Diary of Charles Francis Adams, volume 6

Sunday. 19th. CFA

1835-04-19

Sunday. 19th. CFA
Sunday. 19th.

Cloudy and windy. Our Season is certainly none of the pleasantest. I passed the morning in reading the Thirty Years War. I think when I return to my House I shall pursue the subject farther. The Incidents and characters involved partake of romance. And the peculiar brilliancy of the Swedish name is among the most remarkable topics for philosophical speculation.

I attended Divine Service all day. Mr. Frothingham preached a Sermon commemorative of Easter Sunday. Revelation I. 10,18. “I was in the Spirit on the Lord’s day, and heard behind me a great voice say-120ing I am he that liveth and was dead, and behold I am alive for evermore, Amen, and have the keys of hell and death.” The afternoon Mark 8. 5.6. or rather the Miracle of the seven loaves.

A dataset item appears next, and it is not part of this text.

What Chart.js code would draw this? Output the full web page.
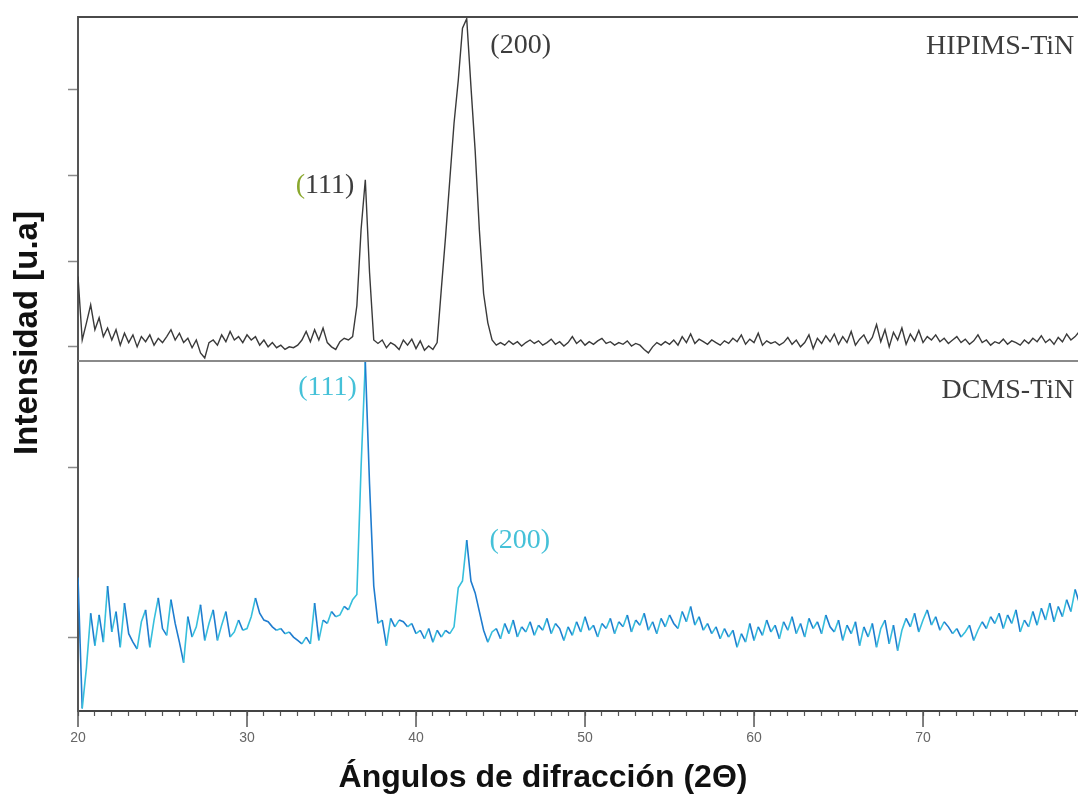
<!DOCTYPE html>
<html>
<head>
<meta charset="utf-8">
<script src="https://cdn.jsdelivr.net/npm/chart.js@4.4.1/dist/chart.umd.min.js"></script>
<style>
  html, body { margin: 0; padding: 0; background: #fff; }
  #wrap { width: 1078px; height: 801px; }
</style>
</head>
<body>
<div id="wrap"><canvas id="xrd" width="1078" height="801"></canvas></div>
<script>
// scan angles (2θ), 0.25° step
const angles = [
  20,20.25,20.5,20.75,21,21.25,21.5,21.75,22,22.25,22.5,22.75,23,23.25,23.5,23.75,
  24,24.25,24.5,24.75,25,25.25,25.5,25.75,26,26.25,26.5,26.75,27,27.25,27.5,27.75,
  28,28.25,28.5,28.75,29,29.25,29.5,29.75,30,30.25,30.5,30.75,31,31.25,31.5,31.75,
  32,32.25,32.5,32.75,33,33.25,33.5,33.75,34,34.25,34.5,34.75,35,35.25,35.5,35.75,
  36,36.25,36.5,36.75,37,37.25,37.5,37.75,38,38.25,38.5,38.75,39,39.25,39.5,39.75,
  40,40.25,40.5,40.75,41,41.25,41.5,41.75,42,42.25,42.5,42.75,43,43.25,43.5,43.75,
  44,44.25,44.5,44.75,45,45.25,45.5,45.75,46,46.25,46.5,46.75,47,47.25,47.5,47.75,
  48,48.25,48.5,48.75,49,49.25,49.5,49.75,50,50.25,50.5,50.75,51,51.25,51.5,51.75,
  52,52.25,52.5,52.75,53,53.25,53.5,53.75,54,54.25,54.5,54.75,55,55.25,55.5,55.75,
  56,56.25,56.5,56.75,57,57.25,57.5,57.75,58,58.25,58.5,58.75,59,59.25,59.5,59.75,
  60,60.25,60.5,60.75,61,61.25,61.5,61.75,62,62.25,62.5,62.75,63,63.25,63.5,63.75,
  64,64.25,64.5,64.75,65,65.25,65.5,65.75,66,66.25,66.5,66.75,67,67.25,67.5,67.75,
  68,68.25,68.5,68.75,69,69.25,69.5,69.75,70,70.25,70.5,70.75,71,71.25,71.5,71.75,
  72,72.25,72.5,72.75,73,73.25,73.5,73.75,74,74.25,74.5,74.75,75,75.25,75.5,75.75,
  76,76.25,76.5,76.75,77,77.25,77.5,77.75,78,78.25,78.5,78.75,79,79.25
];

// HIPIMS-TiN intensity (top panel, arbitrary units)
const hipims = [
  0.82,0.08,0.28,0.49,0.2,0.34,0.12,0.22, 0.08,0.2,0.02,0.16,0.05,0.14,0.0,0.12,
  0.06,0.14,0.02,0.1,0.05,0.12,0.2,0.08, 0.16,0.05,0.1,-0.01,0.08,-0.07,-0.13,0.05,
  0.08,0.02,0.14,0.06,0.18,0.08,0.12,0.05, 0.14,0.08,0.12,0.02,0.08,0.0,0.05,-0.01,
  0.02,-0.03,0.0,-0.01,0.02,0.08,0.18,0.06, 0.2,0.08,0.22,0.05,0.0,-0.03,0.06,0.1,
  0.08,0.12,0.48,1.37,1.95,0.87,0.08,0.04, 0.08,-0.01,0.05,0.02,-0.03,0.08,0.02,0.09,
  -0.02,0.07,-0.04,0.01,-0.03,0.05,0.68,1.29, 1.95,2.61,3.11,3.72,3.83,3.04,2.29,1.36,
  0.62,0.28,0.08,0.02,
  0.05,0.02,0.07,0.03,0.06,0.01,0.05,0.08, 0.04,0.07,0.02,0.05,0.09,0.03,0.06,0.01,
  0.05,0.12,0.04,0.08,0.02,0.06,0.03,0.07, 0.1,0.04,0.06,0.02,0.05,0.03,0.07,0.01,
  0.04,0.02,-0.03,-0.07,0.0,0.05,0.02,0.06, 0.03,0.08,0.02,0.12,0.05,0.15,0.04,0.09,
  0.06,0.03,0.08,0.05,0.02,0.07,0.04,0.1, 0.06,0.14,0.03,0.09,0.05,0.16,0.02,0.07,
  0.04,0.06,0.02,0.05,0.11,0.03,0.08,0.0, 0.05,0.14,-0.02,0.1,0.04,0.13,0.06,0.15,
  0.03,0.12,0.05,0.18,0.02,0.09,0.14,0.04, 0.11,0.26,0.06,0.2,0.0,0.17,0.08,0.22,
  0.03,0.15,0.07,0.19,0.05,0.12,0.08,0.14, 0.06,0.1,0.04,0.08,0.12,0.05,0.09,0.03,
  0.07,0.14,0.05,0.08,0.02,0.06,0.04,0.09, 0.03,0.07,0.05,0.02,0.08,0.04,0.1,0.06,
  0.13,0.05,0.09,0.03,0.11,0.06,0.15,0.08, 0.12,0.18
];

// DCMS-TiN intensity (bottom panel, arbitrary units)
const dcms = [
  0.35,-0.42,-0.18,0.14,-0.05,0.13,-0.03,0.3, 0.03,0.15,-0.06,0.2,0.02,-0.03,-0.07,0.09,
  0.16,-0.06,0.1,0.23,0.05,0.01,0.22,0.08, -0.03,-0.15,0.12,0.0,0.06,0.19,-0.02,0.08,
  0.16,-0.02,0.07,0.15,0.0,0.03,0.1,0.04, 0.05,0.12,0.23,0.14,0.1,0.09,0.06,0.04,
  0.05,0.02,0.03,0.0,-0.02,-0.04,0.0,-0.04, 0.2,-0.02,0.1,0.08,0.15,0.12,0.13,0.18,
  0.16,0.22,0.25,1.0,1.62,0.9,0.3,0.08, 0.1,-0.05,0.11,0.06,0.1,0.09,0.06,0.08,
  0.02,0.04,-0.01,0.05,-0.03,0.04,0.0,0.04, 0.02,0.06,0.29,0.33,0.57,0.33,0.26,0.15,
  0.04,-0.03,0.03,
  0.05,-0.01,0.08,0.02,0.1,0.0,0.06,0.03, 0.09,0.01,0.07,0.04,0.11,0.02,0.08,0.05,
  -0.02,0.06,0.01,0.09,0.03,0.12,0.04,0.07, 0.0,0.08,0.05,0.11,0.02,0.09,0.06,0.13,
  0.03,0.1,0.07,0.14,0.04,0.09,0.02,0.11, 0.06,0.13,0.08,0.05,0.15,0.09,0.18,0.07,
  0.12,0.04,0.08,0.02,0.06,-0.01,0.05,0.0, 0.04,-0.06,0.02,-0.03,0.08,-0.02,0.06,0.01,
  0.1,0.03,0.07,-0.01,0.09,0.04,0.12,0.02, 0.08,0.0,0.11,0.05,0.09,0.02,0.13,0.06,
  0.03,0.1,-0.02,0.07,0.02,0.09,-0.05,0.06, 0.0,0.08,-0.06,0.05,0.1,-0.04,0.07,-0.08,
  0.04,0.11,0.06,0.14,0.03,0.1,0.16,0.07, 0.12,0.04,0.09,0.06,0.02,0.05,0.0,0.03,
  0.07,-0.02,0.04,0.09,0.05,0.12,0.08,0.14, 0.05,0.13,0.08,0.16,0.03,0.1,0.06,0.15,
  0.07,0.17,0.1,0.2,0.09,0.18,0.12,0.22, 0.15,0.28,0.2
];

// x tick labels shown on the axis
const labelledTicks = [20, 30, 40, 50, 60, 70];

// peak / sample labels: [text, x value, y value, axis, colour, align, colour of leading "("]
const notes = [
  ['(200)', 44.4, 3.52, 'yTop', '#3d3d3d', 'left', null],
  ['(111)', 36.35, 1.88, 'yTop', '#3d3d3d', 'right', '#8aa82e'],
  ['HIPIMS-TiN', 78.95, 3.5, 'yTop', '#3d3d3d', 'right', null],
  ['DCMS-TiN', 78.95, 1.45, 'yBot', '#3d3d3d', 'right', null],
  ['(111)', 36.5, 1.47, 'yBot', '#45c1d8', 'right', null],
  ['(200)', 44.35, 0.565, 'yBot', '#45c1d8', 'left', null]
];

function line(ctx, x1, y1, x2, y2){
  ctx.beginPath(); ctx.moveTo(x1, y1); ctx.lineTo(x2, y2); ctx.stroke();
}

// frame lines, long ticks, labels and axis titles
const decorations = {
  id: 'decorations',
  afterDraw(chart){
    const {ctx, chartArea, scales} = chart;
    const xs = scales.x, yT = scales.yTop;
    ctx.save();
    ctx.lineWidth = 2;
    ctx.strokeStyle = '#4a4a4a';
    line(ctx, chartArea.left, yT.top, chartArea.right, yT.top);
    ctx.strokeStyle = '#8a8a8a';
    line(ctx, chartArea.left, yT.bottom, chartArea.right, yT.bottom);

    ctx.strokeStyle = '#555';
    ctx.lineWidth = 1.5;
    labelledTicks.forEach(v => {
      const px = xs.getPixelForValue(v);
      line(ctx, px, xs.top, px, xs.top + 16);
    });

    ctx.font = '28px "Liberation Serif", "Times New Roman", serif';
    ctx.textBaseline = 'middle';
    notes.forEach(([text, xv, yv, axis, color, align, lead]) => {
      const px = xs.getPixelForValue(xv), py = scales[axis].getPixelForValue(yv);
      ctx.textAlign = align;
      if (lead) {
        // first parenthesis drawn in its own colour
        const rest = text.slice(1);
        ctx.fillStyle = color;
        ctx.textAlign = 'right';
        ctx.fillText(rest, px, py);
        ctx.fillStyle = lead;
        ctx.fillText(text[0], px - ctx.measureText(rest).width, py);
      } else {
        ctx.fillStyle = color;
        ctx.fillText(text, px, py);
      }
    });

    ctx.fillStyle = '#111';
    ctx.font = 'bold 32px "Liberation Sans", Arial, sans-serif';
    ctx.textAlign = 'center';
    ctx.fillText('Ángulos de difracción (2Θ)', 543, 778);
    ctx.translate(28, 333);
    ctx.rotate(-Math.PI / 2);
    ctx.font = 'bold 33px "Liberation Sans", Arial, sans-serif';
    ctx.fillText('Intensidad [u.a]', 0, 0);
    ctx.restore();
  }
};

const yAxisBase = {
  type: 'linear',
  position: 'left',
  stack: 'panels',
  border: { display: true, color: '#555', width: 2 },
  grid: { drawOnChartArea: false, drawTicks: true, tickLength: 10, tickColor: '#8a8a8a', tickWidth: 1.5 },
  ticks: { display: false, stepSize: 1, includeBounds: false },
  afterFit: s => { s.width = 78; s.paddingTop = 0; s.paddingBottom = 0; }
};

new Chart(document.getElementById('xrd'), {
  type: 'line',
  data: {
    datasets: [
      {
        label: 'DCMS-TiN',
        data: angles.map((a, i) => ({ x: a, y: dcms[i] })),
        yAxisID: 'yBot',
        borderColor: '#2a9fdc',
        borderWidth: 1.6,
        pointRadius: 0,
        tension: 0,
        segment: {
          borderColor: c => c.p1.parsed.y >= c.p0.parsed.y ? '#36bfdc' : '#1f7ccf'
        }
      },
      {
        label: 'HIPIMS-TiN',
        data: angles.map((a, i) => ({ x: a, y: hipims[i] })),
        yAxisID: 'yTop',
        borderColor: '#3a3a3a',
        borderWidth: 1.4,
        pointRadius: 0,
        tension: 0
      }
    ]
  },
  options: {
    responsive: false,
    animation: false,
    devicePixelRatio: 1,
    layout: { padding: { top: 17, right: 0, left: 0, bottom: 0 } },
    plugins: { legend: { display: false }, tooltip: { enabled: false } },
    scales: {
      x: {
        type: 'linear',
        min: 20,
        max: 79.17,
        border: { display: true, color: '#444', width: 2 },
        grid: { drawOnChartArea: false, drawTicks: true, tickLength: 5, tickColor: '#555', tickWidth: 1.2 },
        ticks: {
          stepSize: 1,
          autoSkip: false,
          includeBounds: false,
          maxRotation: 0,
          padding: 14,
          color: '#666',
          font: { family: '"Liberation Sans", Arial, sans-serif', size: 14 },
          callback: v => labelledTicks.includes(v) ? String(v) : ''
        },
        afterFit: s => { s.height = 90; s.paddingLeft = 0; s.paddingRight = 0; }
      },
      // bottom panel defined first so the stack puts it below
      yBot: Object.assign({}, yAxisBase, { min: -0.435, max: 1.624, stackWeight: 350 }),
      yTop: Object.assign({}, yAxisBase, { min: -0.165, max: 3.85, stackWeight: 344 })
    }
  },
  plugins: [decorations]
});
</script>
</body>
</html>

Besides my usual walk I also read a discourse of Dr. Barrow. Matthew 7. 1. “Judge not.” A very good discussion of the question how far the right of private judgment should be exercised in the relations with other men. Perhaps there is nothing to which the mind is more involuntarily led than to this habit. I must confess I have it myself. Sternness is perhaps my extreme. I will therefore yield this Sermon due consideration and endeavour to introduce the effects of it into my life and conversation.

Evening at home. Continued the Quarterly Review which is interesting. Perhaps there is nothing in it more striking than the remarkable change of tone in treating of Political questions. The Whig party is now quite reasonable in it’s demand for reform provided it will not patronize the Radicals. In truth the famous Constitution of Great Britain is now in imminent danger. The Country seems on the eve of Revolution.

Monday. 20th. CFA

1835-04-20

Monday. 20th. CFA
Monday. 20th.

The day was cloudy and warm, with occasional showers. I continued Schiller until I went to the Office. Received a long letter from my father in answer to mine. He writes without much spirits, and endeavors to show wherein he has done better by choosing his course of life as a Politician. For him it may be better, but I cannot agree with him as to the positive quantity of happiness that exists in his “better.” He asks me if I think it is more advisable to accumulate riches which is a sly point at me and which I will fully answer.1

Wrote my Diary and felt so uncontrollably lazy that I lounged over some pages of the North American without any profit. Walk, after which I went into the Athenaeum for the purpose of looking into some English publications lately arrived. Having become interested in the politics of the moment by the Quarterly Review.

Afternoon, finished Mr. de Grimm and continued Thiers. The first is the best chronicler of the passing literature that I have known for his judgments are impartial and his criticism just. Most writers for the press are influenced either by views of personal popularity, or individual friendship. They are afraid to hurt themselves by a bold opinion or their acquaintance by a harsh one. Grimm was writing privately, and although he is it must be admitted biassed by private friendship 121yet it looks amiable and does not carry him far enough to praise bad things. Evening, Autobiography of Sir Egerton Brydges of which I mean to speak hereafter.

1.

In CFA’s letter to JQA of 7 April (see entry of that date and note to entry of 11 Feb., above), to which JQA’s of the 16th (Adams Papers) was a reply, CFA, in providing a Boston addendum to JQA’s recitation of the political developments of the preceding months, included indirectly an allusion to the impact of the political warfare upon himself: “It is a matter of regret to me here to see the extent of the prejudices existing against you — prejudices inherited from father to son and appearing to strike root in the very constitution of society.... [T]hose prejudices exist and strike root against others who are succeeding you in the same career with equal if not greater force.” To this JQA responded: “That you and your interests should be in some degree affected by my unpopularity in your immediate neighbourhood gives me more concern than any thing that has happened or can happen to myself, but you like others must be the maker of your own fortunes, and if you are frightened or disheartened by the turbulence, and dangers and disasters of all political adventure, learn to number your days so as to apply your heart unto wisdom. Turn your attention to making money. Get rich, apply all the faculties that God has given you to hoarding up treasures, and see if that will secure to you a happier state of existence than that which has been the lot of your father and grandfather.” For CFA’s answer, see below, 23 April and note.